Entgegen den gemessenen Bürokratiekosten haben die „gefühlten“ Bürokratiekosten in der Wirtschaft in den vergangenen Jahren sehr stark zugelegt. Der laufende Erfüllungsaufwand lag 2024 tatsächlich rund 27,1 Mrd. Euro höher als 2011. Der meist unberücksichtigte einmalige Erfüllungsaufwand ist 2023 auf 45 Mrd. Euro gestiegen. Dies ist dem Gutachten zufolge mehr als in der Summe der Jahre 2011 bis 2021. Da waren es 41 Mrd. Euro.

Auch Implementierung schafft Aufwand

Zusätzliche Bürokratie entsteht nicht nur durch neue Normen, sondern auch bei deren Implementierung. Priorität habe es hierzulande, Verfahrensvorschriften korrekt einzuhalten, so die Gutachter. Die Kontrolle der Verwaltung durch Gerichte und Rechnungshöfe spiele eine wichtige Rolle. Es sei kein Zufall, dass der Anteil der Juristen in Führungspositionen der Verwaltung in Deutschland höher ist als sonst in Europa, konstatieren die Forscher.

Dem Beirat zufolge werden zu wenige moderne Managementmethoden in der Verwaltung eingesetzt. Neben Pilotprojekten und mehr Forschung sollte sich die Verwaltung stärker für Fachkräfte mit Erfahrung in der Wirtschaft und anderen Sektoren öffnen, raten die Wissenschaftler. So könnten bei Neubesetzungen vermehrt „Querwechsler“ für den öffentlichen Sektor gewonnen werden. Dies verspreche neue Perspektiven, mehr Effizienz, den Blick auf Kundennutzen und Offenheit für Innovation. Gemessen an anderen Ländern könnte Deutschland auch hier besser aufgestellt sein.

Weniger Mikromanagement hilft

Zu den Empfehlungen gehören auch eine Evaluierung bestehender Gesetze, der Verzicht auf Mikromanagement und zu detaillierte Regelungen, Abstinenz beim Gold Plating von EU-Rechtsregeln, die Beschränkung auf eine stichprobenartige Ex-post-Kontrolle sowie die stärkere Ergebnisorientierung behördlichen Handels. Schließlich raten die Forscher dazu, neue Formen von kooperativer Normsetzung zu erproben: In One-Stop-Shops könnten Gesetzgeber und Behörden eng zusammenarbeiten, damit komplexe Genehmigungsprozesse vollständig von einer zuständigen Instanz bearbeitet werden.
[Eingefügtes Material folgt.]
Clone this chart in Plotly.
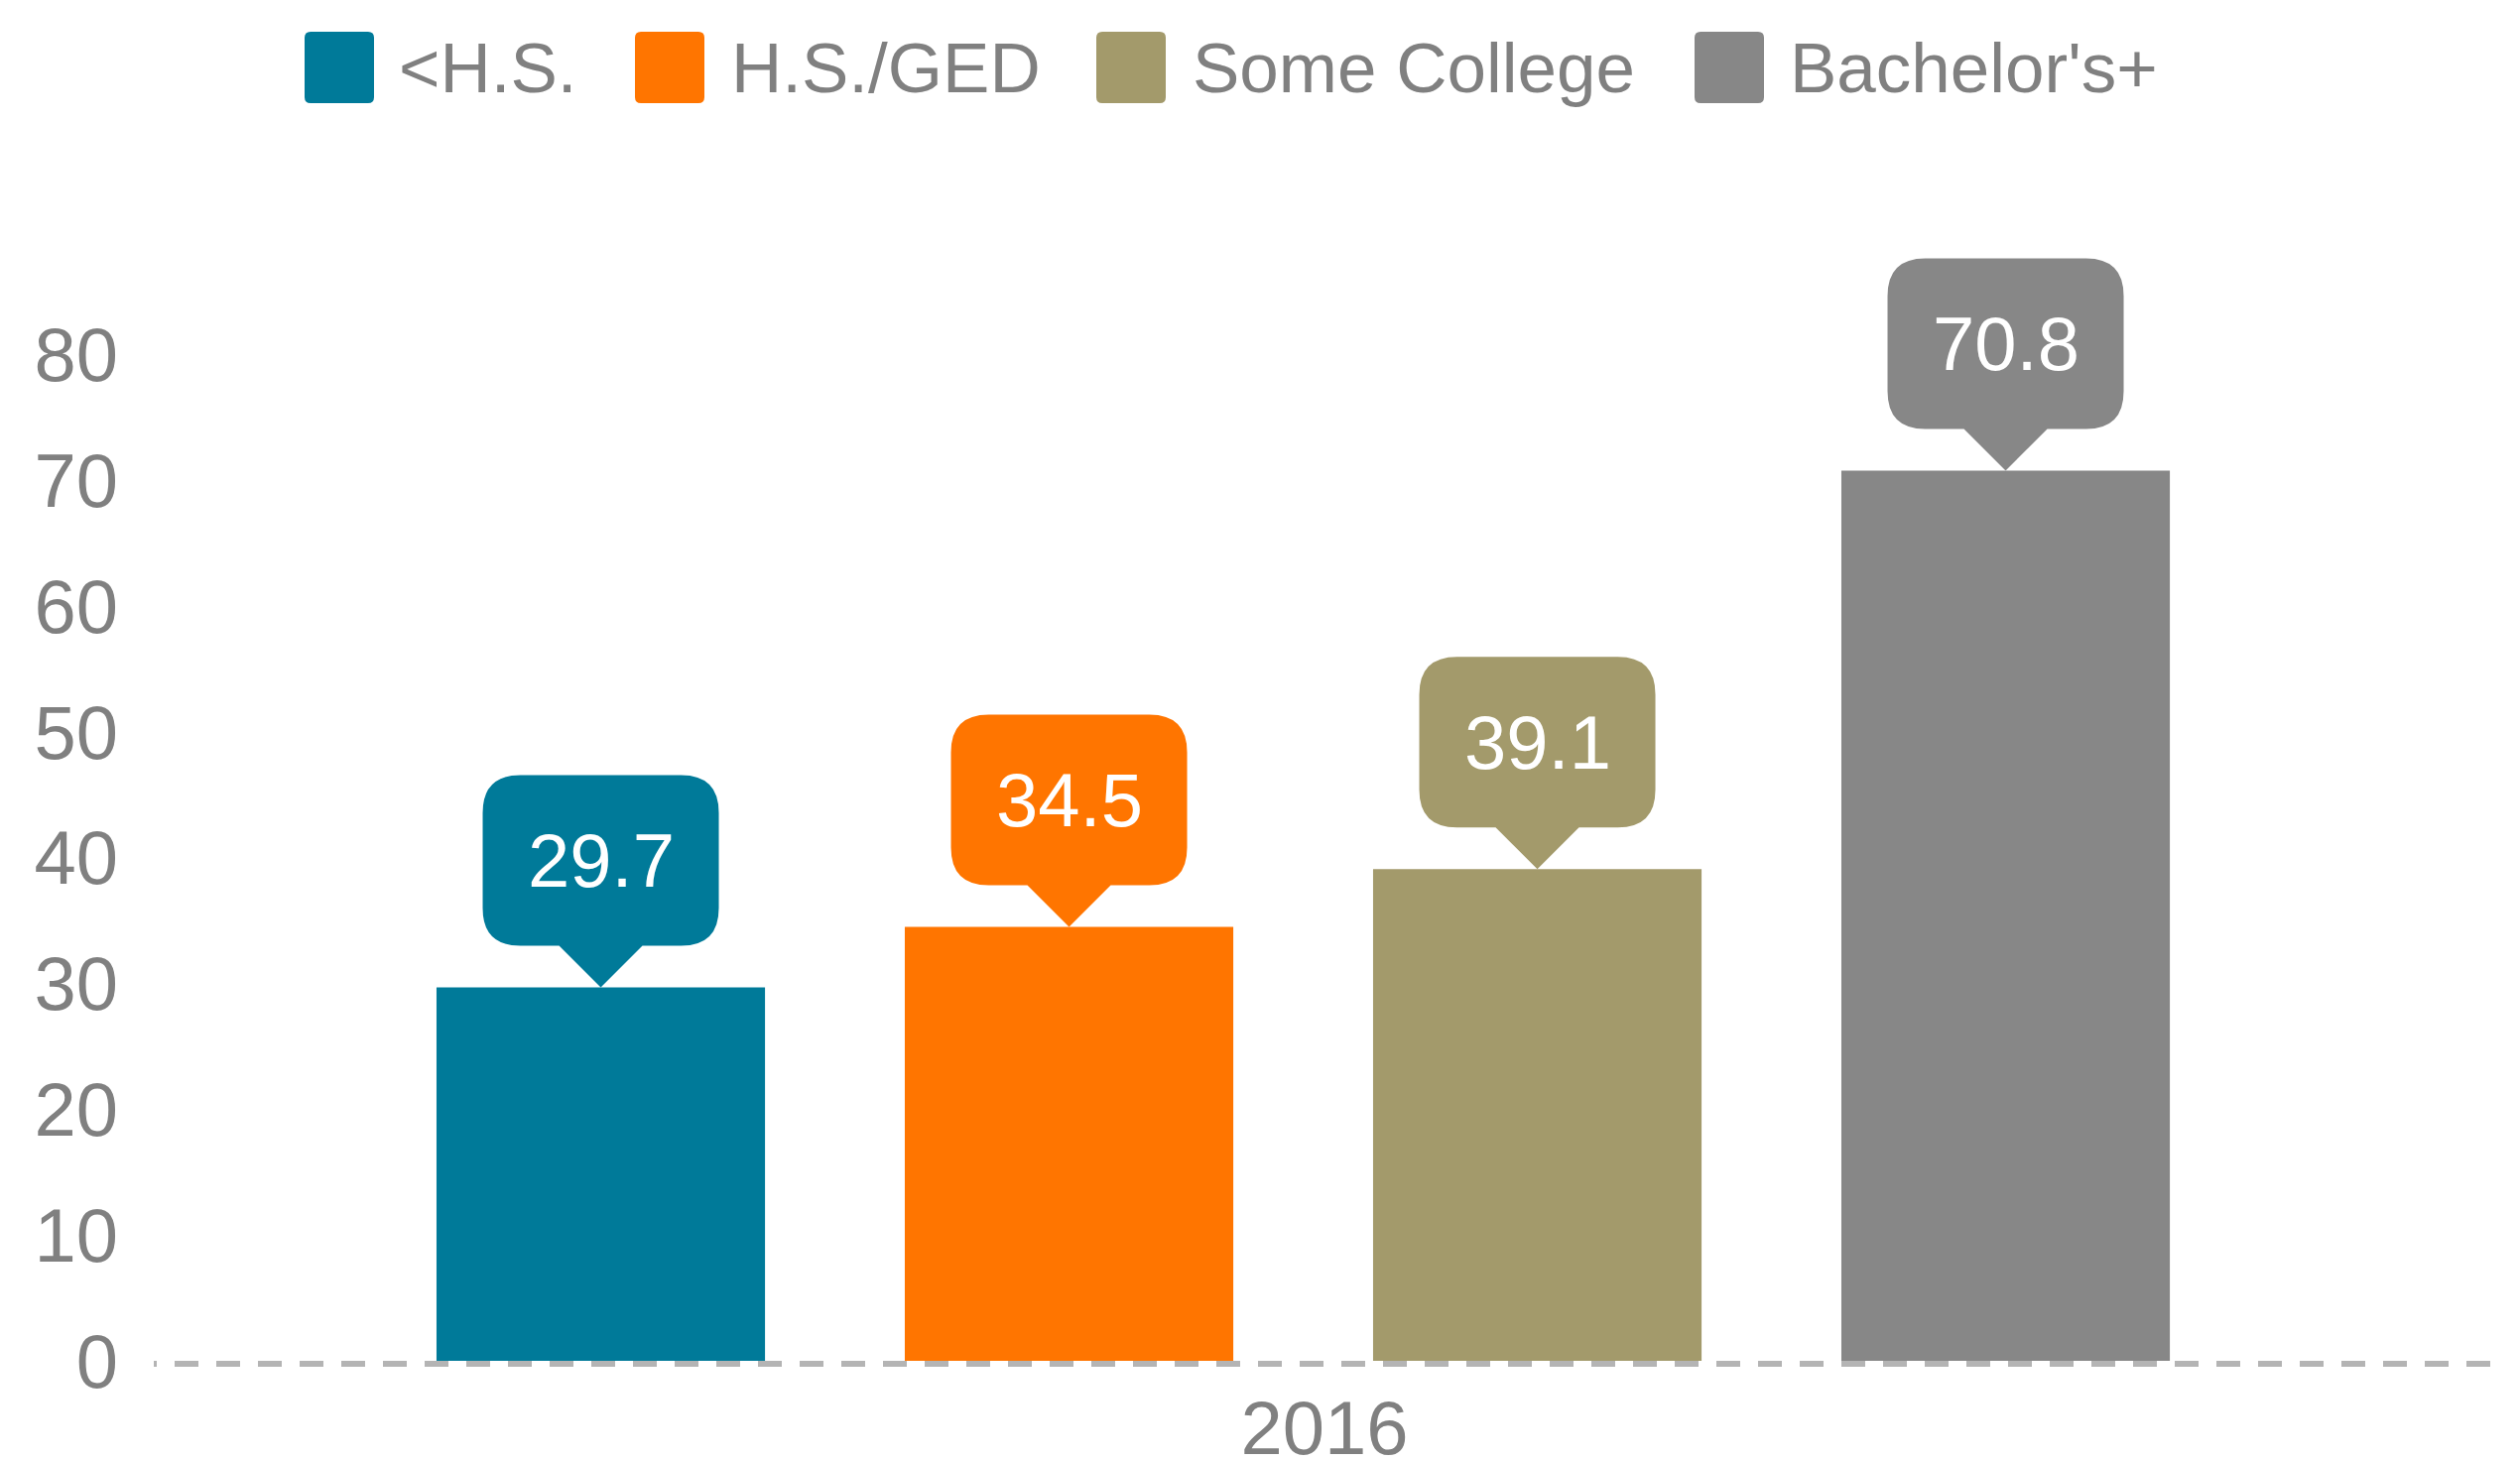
import plotly.graph_objects as go

# ---------------- data ----------------
categories = ["2016"]
series_names = ["<H.S.", "H.S./GED", "Some College", "Bachelor's+"]
values = [29.7, 34.5, 39.1, 70.8]
value_labels = ["29.7", "34.5", "39.1", "70.8"]
y_tick_values = [0, 10, 20, 30, 40, 50, 60, 70, 80]
y_tick_labels = ["0", "10", "20", "30", "40", "50", "60", "70", "80"]
colors = ["#007a99", "#ff7500", "#a39a6b", "#878787"]

# ---------------- layout constants ----------------
W, H = 2540, 1473
ML, MR, MT, MB = 155, 25, 231, 101
PW = W - ML - MR
PH = H - MT - MB
FONT = "Liberation Sans, Arial, Helvetica, sans-serif"
TEXT_GRAY = "#808080"

bar_width = 0.1403
slot = 0.2
first_center = -0.3091


def px_to_paper_x(px):
    return (px - ML) / PW


def px_to_paper_y(py):
    return (H - MB - py) / PH


def callout_path(hw=119, bh=172, ph=42, pw=42, r=38):
    y0 = ph
    y1 = ph + bh
    return (
        f"M0,0 L{pw},{y0} L{hw - r},{y0} Q{hw},{y0} {hw},{y0 + r} "
        f"L{hw},{y1 - r} Q{hw},{y1} {hw - r},{y1} "
        f"L{-hw + r},{y1} Q{-hw},{y1} {-hw},{y1 - r} "
        f"L{-hw},{y0 + r} Q{-hw},{y0} {-hw + r},{y0} L{-pw},{y0} Z"
    )


def rounded_rect(hw, hh, r):
    return (
        f"M{-hw + r},{-hh} L{hw - r},{-hh} Q{hw},{-hh} {hw},{-hh + r} "
        f"L{hw},{hh - r} Q{hw},{hh} {hw - r},{hh} L{-hw + r},{hh} "
        f"Q{-hw},{hh} {-hw},{hh - r} L{-hw},{-hh + r} Q{-hw},{-hh} {-hw + r},{-hh} Z"
    )


fig = go.Figure()

shapes = []
annotations = []

for i, (name, val, lab, col) in enumerate(zip(series_names, values, value_labels, colors)):
    center = first_center + slot * i
    fig.add_trace(
        go.Bar(
            x=categories,
            y=[val],
            name=name,
            marker=dict(color=col, line=dict(width=0)),
            width=bar_width,
            offset=center - bar_width / 2,
            showlegend=False,
            hoverinfo="skip",
        )
    )
    # callout bubble
    shapes.append(
        dict(
            type="path",
            xref="x",
            yref="y",
            xsizemode="pixel",
            ysizemode="pixel",
            xanchor=center,
            yanchor=val,
            path=callout_path(),
            fillcolor=col,
            line=dict(width=0),
            layer="above",
        )
    )
    annotations.append(
        dict(
            x=center,
            y=val,
            xref="x",
            yref="y",
            yshift=42 + 86,
            text=lab,
            showarrow=False,
            xanchor="center",
            yanchor="middle",
            font=dict(family=FONT, size=76, color="white"),
        )
    )

# dashed baseline (paper-referenced so it is not clipped by the plot area)
dash = "3px,18px," + ",".join(["24px", "18px"] * 58)
base_y = -3.0 / PH
shapes.append(
    dict(
        type="line",
        xref="paper",
        x0=0,
        x1=1,
        yref="paper",
        y0=base_y,
        y1=base_y,
        line=dict(color="#b4b4b4", width=6, dash=dash),
        layer="above",
    )
)

# custom legend
legend_swatch_x = [342, 675, 1140, 1743]
legend_text_x = [400, 735, 1200, 1802]
legend_y = 68
for name, col, sx, tx in zip(series_names, colors, legend_swatch_x, legend_text_x):
    shapes.append(
        dict(
            type="path",
            xref="paper",
            yref="paper",
            xsizemode="pixel",
            ysizemode="pixel",
            xanchor=px_to_paper_x(sx),
            yanchor=px_to_paper_y(legend_y),
            path=rounded_rect(35, 36, 6),
            fillcolor=col,
            line=dict(width=0),
        )
    )
    annotations.append(
        dict(
            x=px_to_paper_x(tx),
            y=px_to_paper_y(legend_y),
            xref="paper",
            yref="paper",
            text=name,
            showarrow=False,
            xanchor="left",
            yanchor="middle",
            font=dict(family=FONT, size=71, color=TEXT_GRAY),
        )
    )

fig.update_layout(
    width=W,
    height=H,
    margin=dict(l=ML, r=MR, t=MT, b=MB, pad=0),
    paper_bgcolor="white",
    plot_bgcolor="white",
    barmode="overlay",
    showlegend=False,
    shapes=shapes,
    annotations=annotations,
    font=dict(family=FONT, color=TEXT_GRAY),
    xaxis=dict(
        type="category",
        range=[-0.5, 0.5],
        showgrid=False,
        showline=False,
        zeroline=False,
        ticks="",
        tickfont=dict(family=FONT, size=76, color=TEXT_GRAY),
        ticklabelstandoff=17,
        automargin=False,
        fixedrange=True,
    ),
    yaxis=dict(
        range=[0, 90],
        tickmode="array",
        tickvals=y_tick_values,
        ticktext=y_tick_labels,
        showgrid=False,
        showline=False,
        zeroline=False,
        ticks="",
        tickfont=dict(family=FONT, size=76, color=TEXT_GRAY),
        ticklabelstandoff=35,
        automargin=False,
        fixedrange=True,
    ),
)

fig.write_html("out.html", config={"displayModeBar": False})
Für neue Technologien wie künstlichen Intelligenz könnten Freiräume zum Experimentieren mit regulatorischen Vorschriften geschaffen werden. Dort liege eine enormes Potenzial zur Automatisierung von Verwaltungsprozessen.

Der Beirat ist überzeugt, dass die vorgeschlagenen Reformen dazu beitragen können, den Wirtschaftsstandort Deutschland wieder attraktiver zu machen. „Ihre Früchte werden aber zumeist nicht schnell geerntet werden können“, dämpfen die Wissenschaftler übertriebene Hoffnungen.